Put that way—as a means to access something interesting in our brains when we’re bored or have a minute to kill—made me think of my old English teacher from freshman year in high school. He was an old-fashioned teacher even then. While my other high school teachers were fun and dynamic, he insisted each of us memorize a chunk of Shakespeare. It didn’t matter what the section was, so long as we committed the required lines to memory.
I chose the first three or four pages of “Romeo and Juliet.” Even at the time, I realized it was ridiculous: I was going for quantity, not quality, and my memorization ended abruptly at the end of one of the early speeches, once I’d reached the requisite number of words. But, through the years, I’ve gone over those lines a surprising number of times. When I’m on hold, or waiting in traffic, sometimes I find myself saying Shakespeare’s beautiful text to myself: a small nugget of beauty lodged in my mind that I can access any time.
My older kids have ploughed through even greater amounts of memorization. Their school holds a special class to prepare students to take the Chidon HaTanach—the International Bible Quiz that’s held each year in Jerusalem on Israeli Independence Day. Students preparing for the nationals are expected to “learn” 150 pereks—chapters of the Torah—which is about 8% of the entire five Books of Moses, Prophets, and Writings that make up the Old Testament.
“Learning” in this context means memorization—or something close to it. “What did Moses say to the judges he appointed?” I’ll hear my kids quiz each other. “What city did the Plishtim take the Mishkan to?” “Who were the descendants of Enoch?” “Mommy, you should sign up for the Adult Bible Contest!” my kids tell me, and I shake my head: There is no way I could ever commit this volume of text to memory, I tell them.
Unspoken is the question: Would I even want to? And will this sort of drilling kill my children’s’ will to learn?
So far, that doesn’t seem to be the case. The Bible Contest class is popular; students have to take an exam to get in, and the kids in it wear their hard work as a badge of pride. “Chidon is life,” my son and his friend used to joke with each other, reveling in their efforts to memorized hundreds of lines of text.
In fact, memorizing so much changed the way my son thought of himself: smarter and more serious—and a better student overall. “After memorizing so much Torah,” he confided in me once, “science is much easier, too. It’s a cinch to remember a page of formulas after memorizing so much already!”

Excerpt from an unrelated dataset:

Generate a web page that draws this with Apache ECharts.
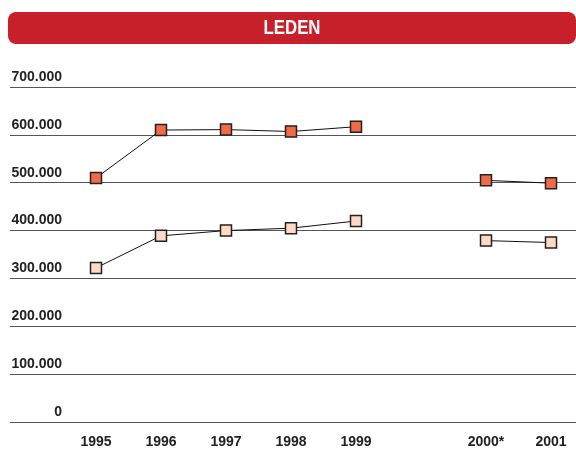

It seems that memorizing begets more memorizing. After passing the nationals, my oldest son qualified for the international Chidon contest in Israel this year. Instead of learning 8% of the Old Testament, he’s now expected to know 400 Perekim, or about half. As he drills himself each night and covers his entire 900-page Torah in colorful highlights and notes, I can’t help but feel he’s pushed his boundaries and expanded the amount of material that he’s capable of knowing.
Instead of “drill and kill,” his efforts seem to be a case of “drill” and “spark”—boosting his interest not only in the subject he’s memorizing, but in school—and his self-esteem overall.
Recently, my 2nd grader tried to get in on the action, too, announcing he was going to memorize a poem just like his older siblings. It might not chime with modern educational theories, but I didn’t care.
“Great!” I said. “I’ll quiz you!”
And I drilled him, just like his brothers and sister. I never thought I’d encourage a 7-year-old to practice rote memorization, but I now believe it teaches skills that other forms of learning cannot. I’ve seen it stretch memory, give kids a feeling of satisfaction, and help them access knowledge they’d never have were it not for memorizing large chunks of text.
“Drill and kill”? In my mind, it does no such thing. Drilling—and rote memorization—is one of the most valuable accomplishments my kids have enjoyed.